It has been a politically turbulent few months for the United States of America in the lead up to the presidential election. We have already witnessed many twists and turns which are almost certainly set to continue.
Last month, Justice Ruth Bader Ginsburg, Associate Justice of the Supreme Court of the USA, lost her long battle with pancreatic cancer. Her nominated successor has already caused a significant amount of controversy. In my recent blog, I had discussed the impact of Justice Ruth Bader Ginsburg.1 In her career, she was a powerful figurehead in the US Supreme Court fighting for civil rights for women and minority groups.
But, could her legacy be lost?
Her nominated successor is Amy Coney Barrett, a controversial figure within the USA. Whilst qualified for the role, she has faced criticism for some of her judgments in significant legal cases. There are serious concerns that if elected, this would be symbolic of a massive step backwards for civil rights.
What does her nomination mean?
Arguably, her nomination is a political stand. Judge Barrett is the successor nominated by President Trump because her views align with ‘traditional’ Republican values.
One of the most notable being her views on the case of Roe v Wade 2. This is a landmark decision which struck down a statute in Texas which banned abortions. The decision in Roe meant that any existing laws preventing abortions became unenforceable. In practice, the law encapsulates what we know as ‘pro-choice’ and protects a pregnant woman’s right to choose to have an abortion without excessive restrictions.
It has been widely speculated that Judge Barrett would be in favour of repealing this case. This would fall in line with some of her previous decisions. She voted in favour of a law that would have mandated doctors to inform the parents of a minor seeking an abortion, with no exceptions.
If Roe is limited or overturned, state officials could seek to enforce the old laws which ban or heavily restrict abortions. Effectively, removing a woman’s right to make her own choice.

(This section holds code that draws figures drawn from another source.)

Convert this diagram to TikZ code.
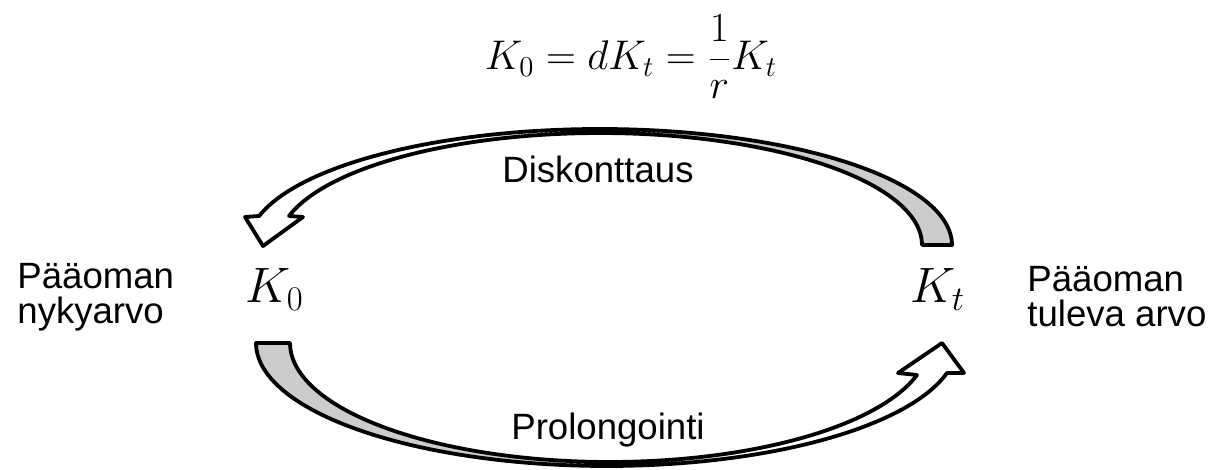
\documentclass[tikz,border=0pt]{standalone}
\usepackage{fontspec}
\setmainfont{Liberation Sans}
\begin{document}
\begin{tikzpicture}[x=0.5pt,y=-0.5pt,
  outline/.style={draw=black, line width=1.9pt, line join=round},
  backside/.style={fill=gray!40},
  frontside/.style={fill=white},
  lbl/.style={font=\fontsize{18.3pt}{16.5pt}\selectfont, inner sep=0pt, align=left},
  bigmath/.style={font=\fontsize{24.5pt}{28pt}\selectfont, inner sep=0pt},
  formula/.style={font=\fontsize{19.75pt}{24pt}\selectfont, inner sep=0pt}]
\useasboundingbox (0,0) rectangle (1211,470);

% ---- top curved arrow (Diskonttaus), right -> left
\fill[frontside] plot[domain=0:165.5,samples=90] ({600+352*cos(\x)},{245-116*sin(\x)})
  -- (245,217) -- (263,246) -- (303,217) -- (289,216)
  -- plot[domain=165:0,samples=90] ({600+322*cos(\x)},{245-112*sin(\x)}) -- cycle;
\fill[backside] plot[domain=0:88,samples=60] ({600+352*cos(\x)},{245-116*sin(\x)})
  -- plot[domain=88:0,samples=60] ({600+322*cos(\x)},{245-112*sin(\x)}) -- cycle;
\draw[outline] plot[domain=0:165.5,samples=90] ({600+352*cos(\x)},{245-116*sin(\x)})
  -- (245,217) -- (263,246) -- (303,217) -- (289,216)
  -- plot[domain=165:0,samples=90] ({600+322*cos(\x)},{245-112*sin(\x)}) -- cycle;

% ---- bottom curved arrow (Prolongointi), left -> right
\fill[frontside] plot[domain=180:14.1,samples=90] ({606.8+350.8*cos(\x)},{343+123*sin(\x)})
  -- (964,373) -- (942,343) -- (898,373) -- (917,375)
  -- plot[domain=15.6:180,samples=90] ({609.4+319.4*cos(\x)},{343+119*sin(\x)}) -- cycle;
\fill[backside] plot[domain=180:93,samples=60] ({606.8+350.8*cos(\x)},{343+123*sin(\x)})
  -- plot[domain=93:180,samples=60] ({609.4+319.4*cos(\x)},{343+119*sin(\x)}) -- cycle;
\draw[outline] plot[domain=180:14.1,samples=90] ({606.8+350.8*cos(\x)},{343+123*sin(\x)})
  -- (964,373) -- (942,343) -- (898,373) -- (917,375)
  -- plot[domain=15.6:180,samples=90] ({609.4+319.4*cos(\x)},{343+119*sin(\x)}) -- cycle;

% ---- texts
\node[formula, anchor=base] (eq) at (631,70) {$\displaystyle K_0 = dK_t = \frac{1}{r}K_t$};
\node[lbl, anchor=base] (disk) at (598,183) {Diskonttaus};
\node[lbl, anchor=base] (prol) at (608,439) {Prolongointi};
\node[bigmath, anchor=base west] (k0) at (245,303) {$K_0$};
\node[bigmath, anchor=base west] (kt) at (910,303) {$K_t$};
\node[lbl, anchor=base west] (nyk1) at (17,289) {Pääoman};
\node[lbl, anchor=base west] (nyk2) at (17,324) {nykyarvo};
\node[lbl, anchor=base west] (tul1) at (1027,292) {Pääoman};
\node[lbl, anchor=base west] (tul2) at (1027,327) {tuleva arvo};
\end{tikzpicture}
\end{document}
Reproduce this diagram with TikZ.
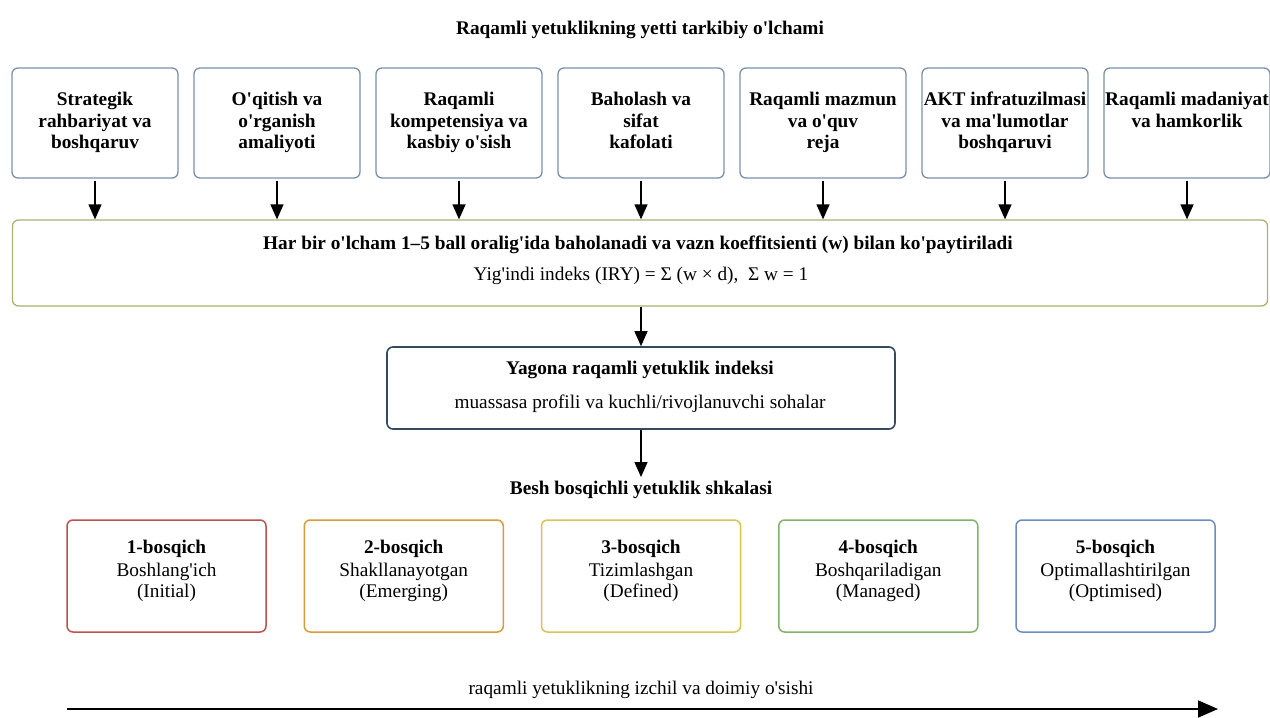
\documentclass[tikz,border=0pt]{standalone}
\usepackage{fontspec}
\newfontfamily\mainserif{Liberation Serif}
\usetikzlibrary{arrows.meta}
\definecolor{dimblue}{HTML}{7A8FA8}
\definecolor{myolive}{HTML}{AEB26C}
\definecolor{darkslate}{HTML}{34495E}
\definecolor{sred}{HTML}{B85450}
\definecolor{sorange}{HTML}{D79B3A}
\definecolor{syellow}{HTML}{D6C650}
\definecolor{sgreen}{HTML}{82B366}
\definecolor{sblue}{HTML}{6C8EBF}
\tikzset{
  txt/.style={font=\mainserif\fontsize{19.3}{21.5}\selectfont, align=center, inner sep=0pt},
  btxt/.style={font=\mainserif\fontsize{19.3}{21.5}\selectfont\bfseries, align=center, inner sep=0pt},
  dimbox/.style={draw=dimblue, line width=1.3pt, rounded corners=6pt, fill=white,
    minimum width=166pt, minimum height=110pt, inner sep=0pt},
  stagebox/.style={line width=1.5pt, rounded corners=6pt, fill=white,
    minimum width=199pt, minimum height=112pt, inner sep=0pt},
  arr/.style={-{Triangle[width=13pt,length=15pt]}, line width=1.3pt},
  bigarr/.style={-{Triangle[width=17pt,length=20pt]}, line width=1.8pt}
}
\begin{document}
\begin{tikzpicture}[x=1pt,y=-1pt]
\useasboundingbox[fill=white] (0,0) rectangle (1270,718);

\node[btxt] (title) at (640,30) {Raqamli yetuklikning yetti tarkibiy o'lchami};

% seven dimension boxes
\foreach \i/\t in {1/{Strategik\\rahbariyat va\\boshqaruv},
                   2/{O'qitish va\\o'rganish\\amaliyoti},
                   3/{Raqamli\\kompetensiya va\\kasbiy o'sish},
                   4/{Baholash va\\sifat\\kafolati},
                   5/{Raqamli mazmun\\va o'quv\\reja},
                   6/{AKT infratuzilmasi\\va ma'lumotlar\\boshqaruvi},
                   7/{Raqamli madaniyat\\va hamkorlik}} {
  \node[dimbox] (d\i) at ({95+182*(\i-1)},123) {};
  \node[btxt, anchor=north] (t\i) at ({95+182*(\i-1)},92) {\t};
}

% aggregation box
\node[draw=myolive, line width=1.3pt, rounded corners=6pt, fill=white,
      minimum width=1255pt, minimum height=86pt, inner sep=0pt] (big) at (640,263) {};
\node[btxt] (bigt1) at (638,245) {Har bir o'lcham 1–5 ball oralig'ida baholanadi va vazn koeffitsienti (w) bilan ko'paytiriladi};
\node[txt] (bigt2) at (641,276) {Yig'indi indeks (IRY) = Σ (w × d),\enspace Σ w = 1};

\foreach \i in {1,...,7} {
  \draw[arr] ([yshift=-2pt]d\i.south) -- (d\i.south |- big.north);
}

% index box
\node[draw=darkslate, line width=1.6pt, rounded corners=6pt, fill=white,
      minimum width=508pt, minimum height=82pt, inner sep=0pt] (idx) at (641,388) {};
\node[btxt] (idxt1) at (640,370) {Yagona raqamli yetuklik indeksi};
\node[txt] (idxt2) at (640,404) {muassasa profili va kuchli/rivojlanuvchi sohalar};

\draw[arr] (idx.north |- big.south) -- (idx.north);

\node[btxt] (scale) at (641,490) {Besh bosqichli yetuklik shkalasi};
\coordinate (scaletop) at ([yshift=4pt]scale.north);
\draw[arr] (idx.south) -- (idx.south |- scaletop);

% stage boxes
\foreach \i/\c/\h/\a/\b in {1/sred/1-bosqich/Boshlang'ich/(Initial),
                   2/sorange/2-bosqich/Shakllanayotgan/(Emerging),
                   3/syellow/3-bosqich/Tizimlashgan/(Defined),
                   4/sgreen/4-bosqich/Boshqariladigan/(Managed),
                   5/sblue/5-bosqich/Optimallashtirilgan/(Optimised)} {
  \node[stagebox, draw=\c] (s\i) at ({166.5+237.25*(\i-1)},576) {};
  \node[btxt] (sh\i) at ({166.5+237.25*(\i-1)},549) {\h};
  \node[txt] (sa\i) at ({166.5+237.25*(\i-1)},572) {\a};
  \node[txt] (sb\i) at ({166.5+237.25*(\i-1)},593) {\b};
}

% progression arrow
\node[txt] (prog) at (641,690) {raqamli yetuklikning izchil va doimiy o'sishi};
\coordinate (pl) at (67,709);
\coordinate (pr) at (1218,709);
\draw[bigarr] (pl) -- (pr);
\end{tikzpicture}
\end{document}
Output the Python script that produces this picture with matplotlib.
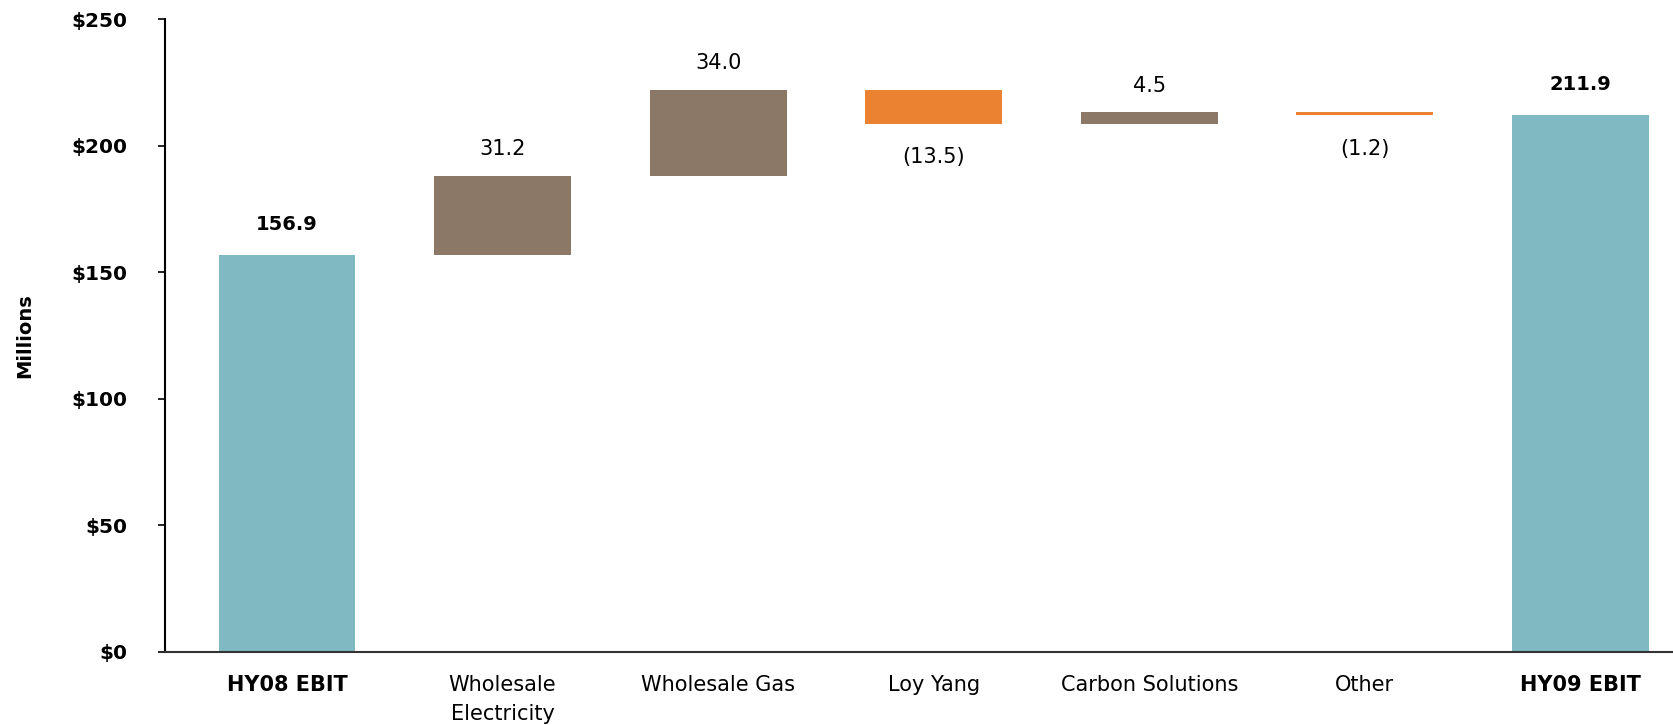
import matplotlib
matplotlib.use("Agg")
import matplotlib.pyplot as plt
import numpy as np

categories = ["HY08 EBIT", "Wholesale\nElectricity", "Wholesale Gas", "Loy Yang",
              "Carbon Solutions", "Other", "HY09 EBIT"]
changes = [156.9, 31.2, 34.0, -13.5, 4.5, -1.2, 211.9]
is_total = [True, False, False, False, False, False, True]
yticks = [0, 50, 100, 150, 200, 250]
ytick_labels = ["$0", "$50", "$100", "$150", "$200", "$250"]

c_total = "#80B9C1"
c_up = "#8B7867"
c_down = "#EB8231"

fig = plt.figure(figsize=(16.73, 7.25), dpi=100)
ax = fig.add_axes([165/1673, 1-652/725, 1-165/1673, (652-19)/725])

x = np.arange(len(categories))
running = 0.0
bottoms, heights, colors = [], [], []
for v, tot in zip(changes, is_total):
    if tot:
        bottoms.append(0); heights.append(v); colors.append(c_total)
        running = v
    else:
        if v >= 0:
            bottoms.append(running); heights.append(v); colors.append(c_up)
        else:
            bottoms.append(running + v); heights.append(-v); colors.append(c_down)
        running += v

ax.bar(x, heights, bottom=bottoms, width=0.635, color=colors, zorder=2)

for xi, v, b, h, tot in zip(x, changes, bottoms, heights, is_total):
    if tot:
        ax.annotate(f"{v:.1f}", (xi, b + h), xytext=(0, 22), textcoords="offset points",
                    ha="center", va="center", fontsize=14, fontweight="bold")
    elif v >= 0:
        ax.annotate(f"{v:.1f}", (xi, b + h), xytext=(0, 19), textcoords="offset points",
                    ha="center", va="center", fontsize=15)
    else:
        ax.annotate(f"({-v:.1f})", (xi, b), xytext=(0, -24), textcoords="offset points",
                    ha="center", va="center", fontsize=15)

ax.set_xlim(-0.566, 6.43)
ax.set_ylim(0, 250)
ax.set_yticks(yticks)
ax.set_yticklabels(ytick_labels, fontsize=14.5, fontweight="bold")
ax.set_xticks(x)
ax.set_xticklabels(categories, fontsize=15, linespacing=1.55)
for lbl, tot in zip(ax.get_xticklabels(), is_total):
    lbl.set_fontweight("bold" if tot else "normal")
    lbl.set_va("top")
ax.tick_params(axis="x", length=0, pad=16.5)
ax.tick_params(axis="y", length=5, width=1.2, pad=22, direction="out")
for s in ["top", "right"]:
    ax.spines[s].set_visible(False)
ax.spines["left"].set_linewidth(1.5)
ax.spines["bottom"].set_linewidth(1.5)
ax.spines["bottom"].set_color("#333333")
ax.set_ylabel("Millions", fontsize=14, fontweight="bold", labelpad=27)

fig.savefig("out.png", dpi=100)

It may seem difficult to imagine that a right like this could be removed but, even today, women continue to fight for the right to make their own bodies throughout the world. An example of this can be seen close to home. It was only in May 2018 that the Republic of Ireland voted overwhelmingly in favour to overturn the abortion ban. Prior to this, women were travelling to the UK, often on their own, to undergo the procedure.
There is no doubt that to overturn Roe would be a significant step back for civil rights for women within the western world.
Concerns have arisen that Judge Barrett will be the deciding vote in reversing the Supreme Court decision in Obergefell v Hodges,3 which allowed same-sex marriage. There are now only three members of the majority which remain in Court. Judge Barrett’s views appear to align with the dissenting Justices. After years of fighting for the minority groups, the imbalance in the Court may see this lost.
The UK and USA have very different legal systems. Throughout the UK, judges are appointed to their roles through having years of experience. They are seen to be unbiased and neutral within our judicial systems. The judges that sit on the highest court of the USA are elected. Controversially allowing politics to become heavily intertwined.
As it stands, we are only able to speculate on the impact of her nomination to the Supreme Court. In an already turbulent year for the USA, the election of Judge Barret may be the tipping point. As we have witnessed with the Black Lives Matters movement, the unrest in the USA has the ability to spill over into the rest of the world.